Automation can be good overall for society, but you also can't ignore the fact that basically all automation has decreased the value of the labor it replaced or subsidized.
This automation isn't necessarily adding value to society. I don't see any software being built that's increasing the quality of people's life, I don't see research being accelerated. There is no economic data to support this either. The economic gains are only reflected in the values of companies who are selling tokens, or have been able to decrease their employee-counts with token allowances.
All I see is people sharing CRUD apps on twitter, 50 clones of the same SaaS, ,people constantly complaining about how their favorite software/OS has more bugs, the cost of hardware and electricity going up and people literally going into psychosis. (I have a list of 70+ people on twitter that I've been adding too that are literally manic and borderline insane because of these tools).
But hey, at least your favorite AI evangelist from that podcast you loved can afford the $20,000/night resort this summer...
Depends on what the aim of your labor is. Is it typing on a keyboard, memorizing (or looking up) whether that function was verb_noun() or noun_verb(), etc? Then, yeah, these tools will lower your value. If your aim is to get things done, and generate value, then no, I don't think these tools will lower your value.
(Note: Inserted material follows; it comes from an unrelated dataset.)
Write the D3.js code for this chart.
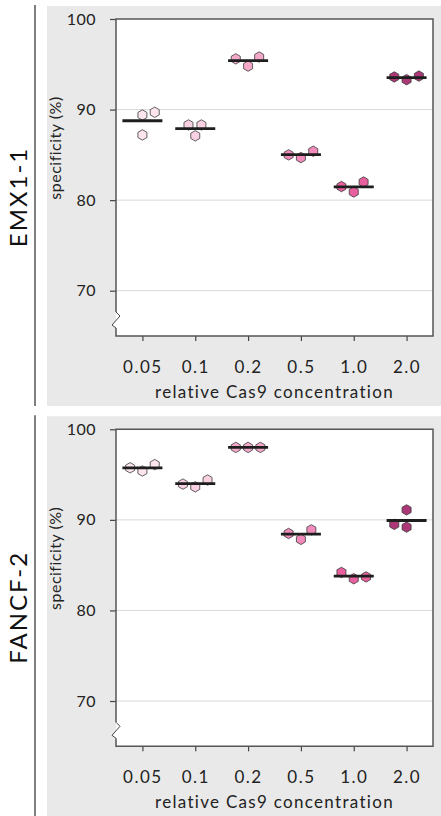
<!DOCTYPE html>
<html>
<head>
<meta charset="utf-8">
<script src="https://cdn.jsdelivr.net/npm/d3@7"></script>
<style>
  body { margin: 0; background: #fff; }
  svg { display: block; font-family: Lato, "Open Sans", sans-serif; }
</style>
</head>
<body>
<div id="chart"></div>
<script>
// concentrations on the x axis and their colours
const concentrations = ["0.05", "0.1", "0.2", "0.5", "1.0", "2.0"];
const groupColors = ["#fde5ee", "#fad1e2", "#f5a9ca", "#f08bbc", "#e8609e", "#ad3877"];
const yTicks = [70, 80, 90, 100];

// three replicates per concentration (specificity %)
const emxValues = [
  [87.2, 89.4, 89.7],
  [88.3, 88.3, 87.1],
  [95.6, 94.8, 95.8],
  [85.0, 84.7, 85.4],
  [81.5, 80.9, 82.0],
  [93.6, 93.3, 93.7]
];
// horizontal dodge slot of each replicate
const emxSlots = [
  [0, 0, 1],
  [-0.55, 0.5, 0],
  [-1, 0, 0.9],
  [-1, 0, 1],
  [-1, 0, 0.8],
  [-1, 0, 1]
];

const fancfValues = [
  [95.75, 95.4, 96.1],
  [93.95, 93.65, 94.4],
  [98.0, 98.0, 98.0],
  [88.5, 87.85, 88.9],
  [84.2, 83.5, 83.7],
  [89.5, 91.1, 89.2]
];
const fancfSlots = [
  [-1, 0, 1],
  [-1, 0, 1],
  [-1, 0, 1],
  [-1, 0, 0.85],
  [-1, 0, 1],
  [-1, 0, 0]
];

const width = 441, height = 816;
const svg = d3.select("#chart").append("svg")
  .attr("width", width)
  .attr("height", height);

const plotL = 116, plotR = 433, plotT = 19, plotB = 336;

const x = d3.scalePoint()
  .domain(concentrations)
  .range([plotL, plotR])
  .padding(0.5);

const y = d3.scaleLinear()
  .domain([65, 100])
  .range([plotB, plotT]);

// pointy-top hexagon
const hexR = 5.2;
const hexPath = d3.line()(d3.range(6).map(k => {
  const a = -Math.PI / 2 + k * Math.PI / 3;
  return [hexR * Math.cos(a), hexR * Math.sin(a)];
})) + "Z";

function drawPanel(offsetY, label, values, slots) {
  const g = svg.append("g").attr("transform", `translate(0,${offsetY})`);

  // gray panel background
  g.append("rect")
    .attr("x", 47).attr("y", 6)
    .attr("width", width - 47).attr("height", 400)
    .attr("fill", "#e8e9e8");

  // left bracket line
  g.append("line")
    .attr("x1", 35).attr("x2", 35)
    .attr("y1", 5).attr("y2", 406)
    .attr("stroke", "#555").attr("stroke-width", 1.5);

  // white plot area
  g.append("rect")
    .attr("x", plotL).attr("y", plotT)
    .attr("width", plotR - plotL).attr("height", plotB - plotT)
    .attr("fill", "#fff");

  // gridlines
  g.selectAll(".grid")
    .data(yTicks.filter(t => t < 100))
    .enter().append("line")
    .attr("x1", plotL).attr("x2", plotR)
    .attr("y1", d => y(d)).attr("y2", d => y(d))
    .attr("stroke", "#d9d9d9").attr("stroke-width", 1);

  // y axis
  const yAxis = g.append("g")
    .attr("transform", `translate(${plotL},0)`)
    .call(d3.axisLeft(y).tickValues(yTicks).tickSize(6).tickPadding(14));
  yAxis.select(".domain").remove();
  yAxis.selectAll(".tick line").attr("stroke", "#444").attr("stroke-width", 1.2);
  yAxis.selectAll(".tick text")
    .attr("font-family", "Lato, sans-serif")
    .attr("font-size", 16)
    .attr("letter-spacing", 0.5)
    .attr("fill", "#222");

  // x axis
  const xAxis = g.append("g")
    .attr("transform", `translate(0,${plotB})`)
    .call(d3.axisBottom(x).tickSize(5).tickPadding(20));
  xAxis.select(".domain").remove();
  xAxis.selectAll(".tick line").attr("stroke", "#444").attr("stroke-width", 1.2);
  xAxis.selectAll(".tick text")
    .attr("font-family", "Lato, sans-serif")
    .attr("font-size", 17)
    .attr("letter-spacing", 1.5)
    .attr("fill", "#222");

  // plot frame with axis break on the left side
  const breakTop = 312, breakBot = 328;
  g.append("path")
    .attr("d", `M${plotL},${breakBot} L${plotL},${plotB} L${plotR},${plotB} L${plotR},${plotT} L${plotL},${plotT} L${plotL},${breakTop}`)
    .attr("fill", "none")
    .attr("stroke", "#555").attr("stroke-width", 1.5);
  g.append("path")
    .attr("d", `M${plotL},${breakTop} L${plotL + 4},${breakTop + 4} L${plotL - 4},${breakTop + 13} L${plotL},${breakBot}`)
    .attr("fill", "#fff")
    .attr("stroke", "#444").attr("stroke-width", 1);

  // axis titles
  g.append("text")
    .attr("x", (plotL + plotR) / 2)
    .attr("y", 398)
    .attr("text-anchor", "middle")
    .attr("font-size", 17)
    .attr("letter-spacing", 1.3)
    .attr("fill", "#222")
    .text("relative Cas9 concentration");

  g.append("text")
    .attr("transform", "translate(61,148) rotate(-90)")
    .attr("text-anchor", "middle")
    .attr("font-size", 16)
    .attr("letter-spacing", 0.5)
    .attr("fill", "#222")
    .text("specificity (%)");

  g.append("text")
    .attr("transform", "translate(27,197) rotate(-90)")
    .attr("text-anchor", "middle")
    .attr("font-size", 24)
    .attr("letter-spacing", 2)
    .attr("fill", "#111")
    .text(label);

  // points and mean bars
  const points = [];
  values.forEach((vals, i) => {
    vals.forEach((v, j) => points.push({ c: concentrations[i], i, v, slot: slots[i][j] }));
  });
  const slotW = 12.3;

  g.selectAll(".hex")
    .data(points)
    .enter().append("path")
    .attr("d", hexPath)
    .attr("transform", d => `translate(${x(d.c) + d.slot * slotW},${y(d.v)})`)
    .attr("fill", d => groupColors[d.i])
    .attr("stroke", "#3a3a3a").attr("stroke-width", 0.8);

  g.selectAll(".mean")
    .data(values.map((vals, i) => ({ c: concentrations[i], m: d3.mean(vals) })))
    .enter().append("line")
    .attr("x1", d => x(d.c) - 20).attr("x2", d => x(d.c) + 20)
    .attr("y1", d => y(d.m)).attr("y2", d => y(d.m))
    .attr("stroke", "#1e1e1e").attr("stroke-width", 2.8);
}

drawPanel(0, "EMX1-1", emxValues, emxSlots);
drawPanel(410.3, "FANCF-2", fancfValues, fancfSlots);
</script>
</body>
</html>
This isn't all that different from CNC machining. A CNC machinist can generate a whole lot more value than someone manually jogging X/Y/Z axes on an old manual mill. If you absolutely love spinning handwheels, then it sucks to be you. CNC definitely didn't lower the value of my brother's labor -- there's no way he'd be able to manually machine enough of his product (https://www.trtvault.com/) to support himself and his family.
> Using these things will fry your brain's ability to think through hard solutions.
CNC hasn't made machinists forget about basic principles, like when to use conventional vs climb milling, speeds and feeds, or whatever. Same thing with AI. Same thing with induction cooktops. Same thing with any tool. Lazy, incompetent people will do lazy, incompetent things with whatever they are given. Yes, an idiot with a power tool is dangerous, as that tool magnifies and accelerates the messes they were already destined to make. But that doesn't make power tools intrinsically bad.
> Do you want your competency to be correlated 1:1 to the quality and quantity of tokens you can afford (or be loaned!!)?
We are already dependent on electricity. If the power goes out, we work around that as best as we can. If you can't run your power tool, but you absolutely need to make progress on whatever it is you're working on, then you pick up a hand tool. If you're using AI and it stops working for whatever reason, you simply continue without it.
I really dislike this anti-AI rhetoric. Not because I want to advocate for AI, but because it distracts from the real issue: if your work is crap, that's on you. Blaming a category of tool as inherently bad (with guaranteed bad results) suggests that there are tools that are inherently good (with guaranteed good results). No. That's absolutely incorrect. It is people who fall on the spectrum of mediocrity-to-greatness, and the tools merely help or hinder them. If someone uses AI and generates a bunch of slop, the focus should be on that person's ineptitude and/or poor judgement.
We'd all be a lot better off if we held each other to higher standards, rather than complaining about tools as a way to signal superiority.